If you're looking to learn how to compute accurate spectral estimates, a
particular favorite text around here is Stoica  & Moses (Intro to Spectral
Analysis).

If you want to use preprogrammed software for this, I encourage you to use
two methods in the Signal Processing Toolbox (if you have it).  Type "help
spectrum/psd" and "help spectrum/msspectrum" to learn how to compute
PSD and
mean-square spectrum estimates.  These are two well-defined estimates that
are useful in practice.  Quick examples taken from the methods cited above
to get you started:

PSD EXAMPLE (if you're looking for a spectral density on, say, a noisy comms
signal or a general continuous spectral distribution):

%  Spectral analysis of a signal that contains a 200Hz cosine plus
noise.
Fs = 1000;   t = 0:1/Fs:.296;
x = cos(2*pi*t*200)+randn(size(t));
h = spectrum.welch;                  % Instantiate a welch object.
psd(h,x,'Fs',Fs);                    % Plot the one-sided PSD.

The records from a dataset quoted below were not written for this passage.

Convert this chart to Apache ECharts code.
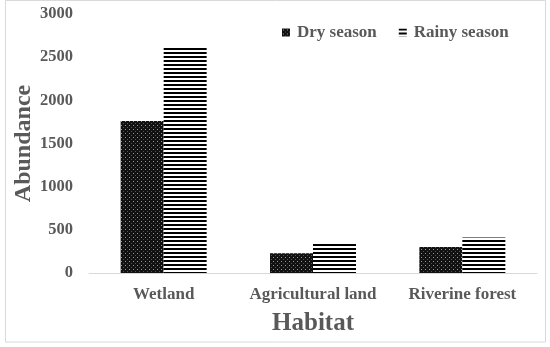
<!DOCTYPE html>
<html><head><meta charset="utf-8">
<script src="https://cdn.jsdelivr.net/npm/echarts@6/dist/echarts.min.js"></script>
<style>html,body{margin:0;padding:0;background:#fff}#c{width:550px;height:347px}</style>
</head><body><div id="c"></div>
<script>
const categories = ['Wetland', 'Agricultural land', 'Riverine forest'];
const drySeason = [1760, 230, 300];
const rainySeason = [2620, 335, 410];
const yTicks = [0, 500, 1000, 1500, 2000, 2500, 3000];

function dotPattern() {
  const c = document.createElement('canvas'); c.width = 4; c.height = 4;
  const g = c.getContext('2d');
  g.fillStyle = '#111'; g.fillRect(0, 0, 4, 4);
  g.fillStyle = '#9a9a9a'; g.fillRect(1, 1, 1, 1);
  g.fillStyle = '#555'; g.fillRect(3, 3, 1, 1);
  return c;
}
function stripePattern() {
  const c = document.createElement('canvas'); c.width = 4; c.height = 4;
  const g = c.getContext('2d');
  g.fillStyle = '#fff'; g.fillRect(0, 0, 4, 4);
  g.fillStyle = '#000'; g.fillRect(0, 0, 4, 2);
  return c;
}
const font = '"Liberation Serif", "Times New Roman", serif';
const txt = '#595959';
const chart = echarts.init(document.getElementById('c'));
chart.setOption({
  animation: false,
  backgroundColor: '#fff',
  grid: { left: 89, right: 13, top: 14, bottom: 74, containLabel: false, outerBoundsMode: 'none' },
  legend: {
    top: 19, left: 277, itemWidth: 8, itemHeight: 8, itemGap: 22,
    icon: 'rect',
    textStyle: { fontFamily: font, fontWeight: 'bold', fontSize: 17, color: txt, padding: [0, 0, 0, 2] },
    data: ['Dry season', 'Rainy season']
  },
  xAxis: {
    type: 'category', data: categories,
    axisLine: { lineStyle: { color: '#d9d9d9', width: 1 } },
    axisTick: { show: false },
    axisLabel: { interval: 0, fontFamily: font, fontWeight: 'bold', fontSize: 17, color: txt, margin: 13 },
    name: 'Habitat', nameLocation: 'middle', nameGap: 38, nameMoveOverlap: false,
    nameTextStyle: { fontFamily: font, fontWeight: 'bold', fontSize: 25, color: txt }
  },
  yAxis: {
    type: 'value', min: yTicks[0], max: yTicks[yTicks.length - 1], interval: 500,
    splitLine: { show: false },
    axisLine: { show: false }, axisTick: { show: false },
    axisLabel: { formatter: v => String(v), fontFamily: font, fontWeight: 'bold', fontSize: 16.5, color: txt, margin: 16 },
    name: 'Abundance', nameLocation: 'middle', nameGap: 53, nameMoveOverlap: false,
    nameTextStyle: { fontFamily: font, fontWeight: 'bold', fontSize: 24, color: txt }
  },
  series: [
    { name: 'Dry season', type: 'bar', data: drySeason, barWidth: 43, barGap: '0%',
      itemStyle: { color: { image: dotPattern(), repeat: 'repeat' } } },
    { name: 'Rainy season', type: 'bar', data: rainySeason, barWidth: 43, barGap: '0%',
      itemStyle: { color: { image: stripePattern(), repeat: 'repeat' } } }
  ],
  graphic: [{
    type: 'rect', shape: { x: 5.5, y: 0.5, width: 540, height: 341.5 },
    style: { fill: 'none', stroke: '#d9d9d9', lineWidth: 1 }, silent: true
  }]
});
</script></body></html>
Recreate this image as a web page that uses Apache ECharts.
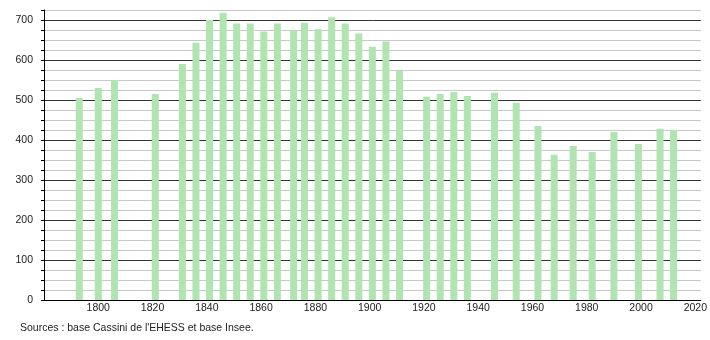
<!DOCTYPE html>
<html>
<head>
<meta charset="utf-8">
<script src="https://cdn.jsdelivr.net/npm/echarts@6/dist/echarts.min.js"></script>
<style>html,body{margin:0;padding:0;background:#fff}#c{width:710px;height:340px}</style>
</head>
<body>
<div id="c"></div>
<script>
var years = [1793,1800,1806,1821,1831,1836,1841,1846,1851,1856,1861,1866,1872,1876,1881,1886,1891,1896,1901,1906,1911,1921,1926,1931,1936,1946,1954,1962,1968,1975,1982,1990,1999,2007,2012];
var population = [505,530,550,515,590,643,700,718,691,691,671,691,674,693,677,707,691,666,633,646,574,508,515,520,510,518,493,435,363,385,370,420,390,428,425];
var sourceText = "Sources : base Cassini de l'EHESS et base Insee.";

var data = years.map(function (y, i) { return [y, population[i]]; });
var chart = echarts.init(document.getElementById('c'));
chart.setOption({
  animation: false,
  backgroundColor: '#ffffff',
  grid: { left: 44, right: 9, top: 10, bottom: 40 },
  xAxis: {
    type: 'value', min: 1780, max: 2022, interval: 20,
    axisLine: { lineStyle: { color: '#000', width: 1 } },
    axisTick: { show: false },
    splitLine: { show: false },
    axisLabel: {
      color: '#222', fontSize: 10.5, fontFamily: 'Liberation Sans', margin: 3,
      showMinLabel: false,
      formatter: function (v) { return (v % 20 === 0 && v > 1780) ? String(v) : ''; }
    }
  },
  yAxis: {
    type: 'value', min: 0, max: 725, interval: 25,
    axisLine: { show: true, lineStyle: { color: '#000', width: 1 } },
    axisTick: { show: true, length: 3, lineStyle: { color: '#000' } },
    splitLine: { show: true, lineStyle: { color: ['#333333', '#c8c8c8', '#c8c8c8', '#c8c8c8'], width: 1 } },
    axisLabel: {
      color: '#222', fontSize: 10.5, fontFamily: 'Liberation Sans', margin: 11,
      formatter: function (v) { return v % 100 === 0 ? String(v) : ''; }
    }
  },
  series: [{
    type: 'bar', data: data, barWidth: 7,
    itemStyle: { color: '#b0e4b0' }
  }],
  graphic: [{
    type: 'text', left: 20, top: 323,
    style: { text: sourceText, fill: '#222', fontSize: 10.5, fontFamily: 'Liberation Sans' }
  }]
});
</script>
</body>
</html>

MSS EXAMPLE (if you have distinct sines, e.g. discrete spectra, and want
amplitude levels - sounds like your example):

% In this example we will measure the power of a deterministic
% power signal which has a frequency component at 200Hz. We'll use a
% signal with a peak amplitude of 3 volts therefore, the theoretical
% power at 200Hz should be 3^2/2 volts^2 (watts) or 6.53dB.
Fs = 1000;   t = 0:1/Fs:.2;
x = 3*cos(2*pi*t*200);
h = spectrum.welch;           % Instantiate a welch object.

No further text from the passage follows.